There are systems now cropping up across the country from New York City to Minnesota to San Francisco that capture water from “alternative sources” — think rain and sewage versus reservoirs and wells — for non-potable uses. And instead of shuttling the water to central locations, it happens on-site so that water can be used multiple times before it leaves a building.
But there are some hurdles in the way, and a big one from a private perspective is uncertainty, according to the San Francisco Public Utilities Commission’s (SFPUC) Paula Kehoe.
“If [vendors] know to build their treatment systems to X standard, it certainly makes it easier from a vendor perspective, from a developer perspective and from a [regulator] perspective,” she said.
That’s where players like public utilities commissions can come in handy, Kehoe said. While there are plenty of standards at various levels of government for the quality of gray water — secondary-use water that comes from systems like laundry machines — those some government entities often lack standards for other types of water. Black water, for instance, includes sewage from toilets, but can still be treated and reused.

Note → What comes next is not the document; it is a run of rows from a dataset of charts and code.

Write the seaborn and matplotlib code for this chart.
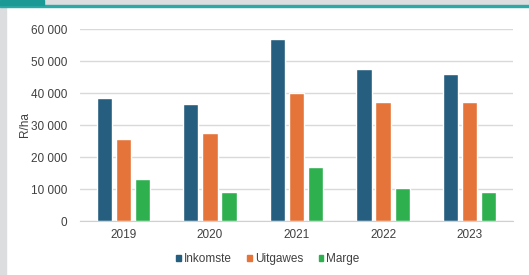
import pandas as pd
import matplotlib.pyplot as plt
import seaborn as sns
from matplotlib.patches import Rectangle

# ---- Données (R/ha) ----
years = ["2019", "2020", "2021", "2022", "2023"]
inkomste = [38500, 36500, 57000, 47500, 46000]
uitgawes = [25700, 27500, 40000, 37200, 37200]
marge = [13000, 9000, 17000, 10200, 9200]
series_names = ["Inkomste", "Uitgawes", "Marge"]
colors = ["#255e7e", "#e5743a", "#2eb04f"]

df = pd.DataFrame({
    "Jaar": years * 3,
    "Waarde": inkomste + uitgawes + marge,
    "Reeks": [s for s in series_names for _ in years],
})

sns.set_style("white")
plt.rcParams["font.family"] = ["Liberation Sans", "DejaVu Sans"]

fig = plt.figure(figsize=(5.29, 2.75), dpi=100)
fig.patch.set_facecolor("white")

# cadre gris de la page
W, H = 529, 275
fig.patches.append(Rectangle((0, 0), 6 / W, 1, transform=fig.transFigure,
                             color="#dcdddf", zorder=0))
fig.patches.append(Rectangle((0, 1 - 5 / H), 1, 5 / H, transform=fig.transFigure,
                             color="#dcdddf", zorder=0))
fig.patches.append(Rectangle((0, 1 - 7 / H), 1, 2 / H, transform=fig.transFigure,
                             color="#2aa9a6", zorder=1))
fig.patches.append(Rectangle((0, 1 - 5 / H), 44 / W, 5 / H, transform=fig.transFigure,
                             color="#1b9a95", zorder=1))

ax = fig.add_axes([80 / W, 54 / H, 433 / W, 192 / H])
sns.barplot(data=df, x="Jaar", y="Waarde", hue="Reeks", palette=colors,
            width=0.66, gap=0.2, ax=ax, legend=False, saturation=1)

ax.set_ylim(0, 60000)
ax.set_xlim(-0.5, 4.5)
ax.set_yticks(range(0, 60001, 10000))
ax.set_yticklabels([f"{v:,}".replace(",", " ") for v in range(0, 60001, 10000)])
ax.grid(axis="y", color="#d9d9d9", linewidth=1)
ax.set_axisbelow(True)
for s in ["top", "right", "left"]:
    ax.spines[s].set_visible(False)
ax.spines["bottom"].set_color("#d0d0d0")
ax.tick_params(axis="both", length=0, labelsize=8.5, labelcolor="#404040")
ax.tick_params(axis="y", pad=9)
ax.tick_params(axis="x", pad=6)
ax.set_xlabel("")
ax.set_ylabel("R/ha", fontsize=8.5, color="#404040", labelpad=0)

handles = [Rectangle((0, 0), 1, 1, color=c) for c in colors]
fig.legend(handles, series_names, loc="center", bbox_to_anchor=(268 / W, 1 - 259 / H),
           ncol=3, frameon=False, fontsize=8.5, handlelength=0.4, handleheight=0.4,
           handletextpad=0.25, columnspacing=1.3, labelcolor="#404040")

plt.savefig("out.png", dpi=100)
plt.close()
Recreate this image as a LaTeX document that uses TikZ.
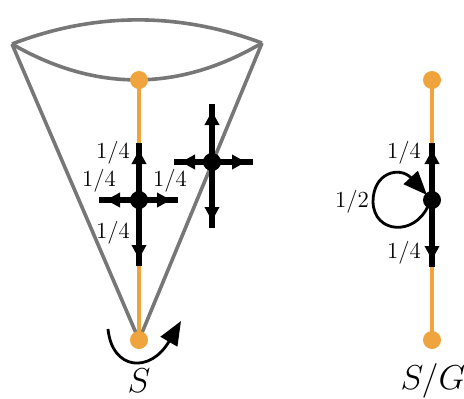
\documentclass[tikz,border=0pt]{standalone}
\usetikzlibrary{arrows.meta,decorations.markings}
\definecolor{conegray}{RGB}{119,119,119}
\definecolor{orng}{RGB}{239,164,62}
\begin{document}
\begin{tikzpicture}[x=0.5pt,y=-0.5pt,
  cone/.style={draw=conegray,line width=1.8pt,line join=round},
  orangeline/.style={draw=orng,line width=1.7pt},
  odot/.style={circle,fill=orng,inner sep=0pt,minimum size=9pt},
  bdot/.style={circle,fill=black,inner sep=0pt,minimum size=9pt},
  shaft/.style={draw=black,line width=2.7pt,postaction={decorate},
    decoration={markings,mark=at position -3.5pt with {\arrow{Triangle[length=7pt,width=7pt]}}}},
  bigarrow/.style={draw=black,line width=1.4pt,-{Triangle[length=12pt,width=9.5pt]}},
  lbl/.style={font=\fontsize{11.5}{13}\selectfont,inner sep=0pt},
  biglbl/.style={font=\fontsize{16}{18}\selectfont,inner sep=0pt}]
\useasboundingbox (0,0) rectangle (464,398);
% cone
\coordinate (tl) at (12,44);
\coordinate (tr) at (262,43);
\coordinate (apex) at (139,340);
\draw[cone] (tl) -- (apex) -- (tr);
\draw[cone] (tl) .. controls (95,12) and (179,12) .. (tr);
\draw[cone] (tl) .. controls (95,92) and (179,92) .. (tr);
% orange segment S
\coordinate (stop) at (139,80);
\draw[orangeline] (stop) -- (apex);
% left cross
\coordinate (c1) at (139,200);
\coordinate (c1u) at (139,143);
\coordinate (c1d) at (139,266);
\coordinate (c1l) at (99,200);
\coordinate (c1r) at (178,200);
\draw[shaft] (c1) -- (c1u);
\draw[shaft] (c1) -- (c1d);
\draw[shaft] (c1) -- (c1l);
\draw[shaft] (c1) -- (c1r);
\node[bdot] (n1) at (c1) {};
\node[lbl] (l1u) at (113,153) {1/4};
\node[lbl] (l1l) at (99,181) {1/4};
\node[lbl] (l1r) at (170,181) {1/4};
\node[lbl] (l1d) at (113,233) {1/4};
% right cross
\coordinate (c2) at (212,162);
\coordinate (c2u) at (212,104);
\coordinate (c2d) at (212,228);
\coordinate (c2l) at (174,162);
\coordinate (c2r) at (253,162);
\draw[shaft] (c2) -- (c2u);
\draw[shaft] (c2) -- (c2d);
\draw[shaft] (c2) -- (c2l);
\draw[shaft] (c2) -- (c2r);
\node[bdot] (n2) at (c2) {};
% rotation arrow
\coordinate (r1) at (108,329);
\coordinate (r2) at (181,321);
\draw[bigarrow] (r1) .. controls (112,370) and (150,374) .. (r2);
\node[odot] (oS1) at (stop) {};
\node[odot] (oS2) at (apex) {};
\node[biglbl] (labS) at (139,381) {$S$};
% quotient S/G
\coordinate (gtop) at (432,80);
\coordinate (gbot) at (432,340);
\draw[orangeline] (gtop) -- (gbot);
\coordinate (g) at (432,200);
\coordinate (gu) at (432,143);
\coordinate (gd) at (432,267);
\draw[shaft] (g) -- (gu);
\draw[shaft] (g) -- (gd);
\coordinate (ls) at (428,206);
\coordinate (lm) at (373,202);
\coordinate (lt) at (427,195);
\draw[bigarrow] (ls) .. controls (415,236) and (374,234) .. (lm)
  .. controls (373,172) and (400,166) .. (lt);
\node[bdot] (ng) at (g) {};
\node[odot] (oG1) at (gtop) {};
\node[odot] (oG2) at (gbot) {};
\node[lbl] (lgu) at (404,153) {1/4};
\node[lbl] (lgl) at (352,202) {1/2};
\node[lbl] (lgd) at (404,253) {1/4};
\node[biglbl] (labG) at (433,381) {$S/G$};
\end{tikzpicture}
\end{document}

While the water is used for non-potable purposes, Kehoe said it still needs to be held to a certain quality standard because it’s accessible to people. So if PUCs can work together with cities to set standards for those alternative water sources, as well as work with developers to ease their systems toward installation, it makes it much easier to see those projects through to completion.
“All the rules and regulations are in place to basically speed the process for other developers,” said Allison Kastama, a spokesperson for SFPUC.
And according to Kehoe, the potential for such systems are big. SFPUC has installed a black water treatment system in its own building that has helped it reduce its consumption of potable water by 65 percent. For commercial buildings like theirs, she said customers can reduce their potable water consumption by as much as 95 percent — but that’s an upper boundary, and most projects will fall somewhere below that. For multi-family housing units, which use more water for potable uses, the typical reduction is closer to 50 percent.
“It’s a concept of finding the right water for the right use,” Kastama said. “For toilet flushing, you don’t need to use drinking water.”
Since the commission began working to encourage on-site treatment in 2012, it has seen 15 systems installed throughout the city. Another 28 projects are in the design or construction phase. The developments are being driven by the adoption of a city ordinance requiring all new developments of 250,000 square feet or larger to have on-site treatment systems — a rule with a two-part phase-in that will be completed in November.
While Kehoe said the initiative wasn’t in response to California’s historic drought, the project has aimed for water conservation when the state needed it most. Facing mandatory cutbacks from the governor, water districts across California have begun looking for ways to build new systems or enhance existing ones that allow for long-term conservation. In Los Angeles, that means connecting pieces of a robust but at times disjointed system of water-controlling infrastructure. In the Central Valley, it has meant building experimental systems to channel water into agricultural fields where researchers hope it will replenish underground aquifers.
But when it comes to on-site treatment, SFPUC isn’t just focusing on San Francisco. Together with the nonprofit Alliance for Water Efficiency (AWE), SFPUC won Imagine H20’s first-ever California Water Policy Challenge at the end of January. Imagine H20, another nonprofit that seeks to accelerate the deployment of water technology, is offering up to $25,000 in support to SFPUC and AWE to help them conduct outreach to stakeholders throughout the state to help them similarly smooth out the regulations for on-site treatment systems.
SFPUC is also looking outside California. Government entities across the country, including New York City and the states of Minnesota and Washington, have their own projects underway. Working through the National Water Research Institute, SFPUC has begun collaborating with some of those other government entities to further refine the standards for on-site treatment systems. That way, other public servants looking to foster on-site treatment installations in their jurisdictions can look to easy examples and implement them without having to start from scratch.